Burglary

Theft is not a necessary ingredient to a burglary charge under Florida state law. By entering a home, business, structure or vehicle with the intent to commit a crime, you may be charged with burglary, even if a property was known to be open to the public. Even if you enter property lawfully, you may be charged with burglary if your permission to remain has been withdrawn or no consent was offered by anyone with authority over the place.

Understand The Charges You Face

Burglary is a serious crime with serious consequences:

  • Burglary of a dwelling is a second-degree felony, punishable with up to 15 years in prison, 15 years of probation and $10,000 in fines.
  • Burglary of an occupied structure is a second-degree felony, punishable with up to 15 years in prison, 15 years of probation and $10,000 in fines.
  • Burglary of an unoccupied structure is a third-degree felony, punishable with up to five years in prison, five years of probation and $5,000 in fines.
  • Burglary of a conveyance (vehicle of any kind) is a third-degree felony, punishable with up to five years in prison, five years of probation and $5,000 in fines.

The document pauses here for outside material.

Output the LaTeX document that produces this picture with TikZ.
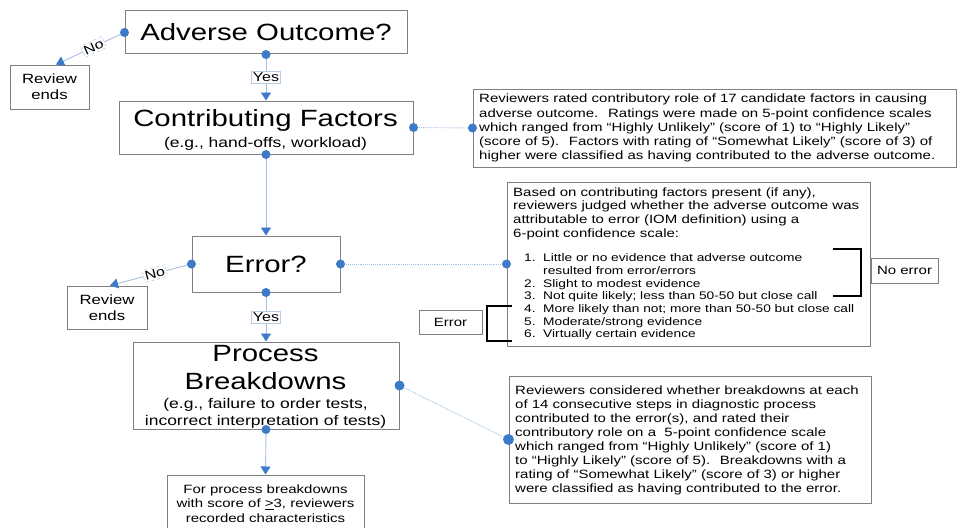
\documentclass[tikz,border=0pt]{standalone}
\usepackage{fontspec}
\setmainfont{Liberation Sans}[FakeStretch=1.25]
\usetikzlibrary{arrows.meta}
\definecolor{linkblue}{HTML}{A6C0E3}
\definecolor{dotblue}{HTML}{3D7AC8}
\definecolor{boxgray}{HTML}{808080}
\definecolor{tagline}{HTML}{B8CCE6}
\newcommand\fsz[2]{\fontsize{#1}{#2}\selectfont}

\begin{document}
\begin{tikzpicture}[x=1pt,y=-1pt,
  box/.style={draw=boxgray, line width=1pt, fill=white, inner sep=0pt},
  title/.style={anchor=base, inner sep=0pt, font=\fsz{23.5}{28}},
  sub/.style={anchor=base, inner sep=0pt, font=\fsz{14}{16}},
  para/.style={anchor=north west, inner sep=0pt, align=left, font=\fsz{12}{14.3}},
  flow/.style={draw=linkblue, line width=0.9pt, -{Triangle[width=10pt,length=8pt,color=dotblue]}},
  link/.style={draw=linkblue, line width=0.9pt, densely dotted},
  dot/.style={fill=dotblue},
  tag/.style={fill=white, draw=tagline, line width=0.6pt, inner sep=1.5pt, font=\fsz{12.8}{14}},
  notag/.style={tag, dashed, sloped},
  bracket/.style={draw=black, line width=2.6pt},
]
\fill[white] (0,0) rectangle (957,527);
\useasboundingbox (0,0) rectangle (957,527);
\clip (0,0) rectangle (957,527);

% ---------- main flow boxes ----------
\node[box, minimum width=282, minimum height=43, font=\fsz{23.5}{28}] (adverse) at (266,32.5) {Adverse Outcome?};
\node[box, minimum width=79, minimum height=44, align=center, font=\fsz{13.4}{16}] (rev1) at (49.5,87) {Review\\ends};

\node[box, minimum width=294, minimum height=53] (contrib) at (266,127.5) {};
\node[title] (contribT) at (265.5,126) {Contributing Factors};
\node[sub] (contribS) at (265.5,147) {(e.g., hand-offs, workload)};

\node[box, minimum width=148, minimum height=56, font=\fsz{23.5}{28}] (error) at (266,264) {Error?};
\node[box, minimum width=80, minimum height=43, align=center, font=\fsz{13.4}{16}] (rev2) at (107,307.5) {Review\\ends};

\node[box, minimum width=266, minimum height=87] (process) at (266,385.5) {};
\node[title] (processT1) at (265.5,361.7) {Process};
\node[title] (processT2) at (265.5,389) {Breakdowns};
\node[sub] (processS1) at (265.5,408.7) {(e.g., failure to order tests,};
\node[sub] (processS2) at (265.5,425) {incorrect interpretation of tests)};

\node[box, minimum width=197, minimum height=70] (record) at (265.5,510) {};
\node[anchor=north, inner sep=0pt, align=center, font=\fsz{12}{14.5}] (recordT) at (265.5,484.5)
  {For process breakdowns\\with score of \underline{>}3, reviewers\\recorded characteristics};

% ---------- explanatory boxes ----------
\node[box, minimum width=483, minimum height=78] (factors) at (714.5,128) {};
\node[para] (factorsT) at (479,93.9)
  {Reviewers rated contributory role of 17 candidate factors in causing\\
   adverse outcome.~ Ratings were made on 5-point confidence scales\\
   which ranged from “Highly Unlikely” (score of 1) to “Highly Likely”\\
   (score of 5).~ Factors with rating of “Somewhat Likely” (score of 3) of\\
   higher were classified as having contributed to the adverse outcome.};

\node[box, minimum width=363, minimum height=164] (scale) at (688.5,264) {};
\node[para, font=\fsz{12}{13.8}] (scaleT) at (513,187.2)
  {Based on contributing factors present (if any),\\
   reviewers judged whether the adverse outcome was\\
   attributable to error (IOM definition) using a\\
   6-point confidence scale:};
\node[para, font=\fsz{11}{12.67}] (scaleL) at (524,253.7)
  {\makebox[19pt][l]{1.}Little or no evidence that adverse outcome\\
   \hspace*{19pt}resulted from error/errors\\
   \makebox[19pt][l]{2.}Slight to modest evidence\\
   \makebox[19pt][l]{3.}Not quite likely; less than 50-50 but close call\\
   \makebox[19pt][l]{4.}More likely than not; more than 50-50 but close call\\
   \makebox[19pt][l]{5.}Moderate/strong evidence\\
   \makebox[19pt][l]{6.}Virtually certain evidence};

\node[box, minimum width=67, minimum height=25, font=\fsz{12}{14}] (noerr) at (904.5,270.5) {No error};
\node[box, minimum width=63, minimum height=24, font=\fsz{12}{14}] (errtag) at (450.5,322) {Error};
\draw[bracket] (833,249) -- (861,249) -- (861,296) -- (833,296);
\draw[bracket] (512,306) -- (487,306) -- (487,341) -- (512,341);

\node[box, minimum width=362, minimum height=127] (steps) at (690,439.5) {};
\node[para, font=\fsz{12}{14}] (stepsT) at (515,385.5)
  {Reviewers considered whether breakdowns at each\\
   of 14 consecutive steps in diagnostic process\\
   contributed to the error(s), and rated their\\
   contributory role on a~ 5-point confidence scale\\
   which ranged from “Highly Unlikely” (score of 1)\\
   to “Highly Likely” (score of 5).~ Breakdowns with a\\
   rating of “Somewhat Likely” (score of 3) or higher\\
   were classified as having contributed to the error.};

% ---------- connectors ----------
\draw[flow] (adverse.south) -- node[tag] (yes1) {Yes} (contrib.north);
\draw[flow] (contrib.south) -- (error.north);
\draw[flow] (error.south) -- node[tag] (yes2) {Yes} (process.north);
\draw[flow] (process.south) -- (record.north);
\draw[flow] (adverse.west) -- node[notag, pos=0.45] (no1) {No} ([xshift=6.5pt]rev1.north);
\draw[flow] (error.west) -- node[notag, pos=0.45] (no2) {No} ([xshift=3pt]rev2.north);
\draw[link] (contrib.east) -- (factors.west);
\draw[link] (error.east) -- (scale.west);
\draw[link] (process.east) -- (steps.west);

% ---------- connection dots ----------
\foreach \p in {adverse.south, adverse.west, contrib.south, contrib.east,
                error.west, error.east, error.south, process.south,
                factors.west, scale.west}
  \fill[dot] (\p) circle (4.5pt);
\fill[dot] (process.east) circle (5pt);
\fill[dot] (steps.west) circle (5.5pt);
\end{tikzpicture}
\end{document}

Many people are surprised to realize the extent of felonies they face when charged with burglary. Seemingly minor acts of misconduct may be charged this heavily, and any burglary charge may be enhanced if a weapon was involved or if anyone was assaulted or injured.

If you or a loved one has been charged with burglary, you need immediate, experienced legal help. As a Bradenton-area burglary defense attorney with more than 20 years of legal experience, I, D. Scott Rieth, can protect your rights and prepare a solid defense case on your behalf.

Contact me at 941-404-4192 or 888-352-3179 toll free. I offer free initial consultations, and I am responsive 24/7.

Defending A Burglary Case

Sometimes a seemingly harmless act of intimidation, revenge or even a prank can be charged as a burglary. Property damage or vandalism may be accompanied by a burglary charge. Burglary can accompany almost any criminal charge if the entry into a dwelling, structure or conveyance without appropriate permission or with the intent to commit a crime was involved in the incident.

However, your defense begins with intent. The burden is on the prosecutor to prove that you intended to commit a crime. Without proof, the charges could be downgraded to trespassing or breaking and entering. Your case could even be dismissed.

Other circumstances such as needing to find shelter in an emergency or having permission to be in a "burglarized property" may also be valid defenses. You have options and you deserve adequate defense.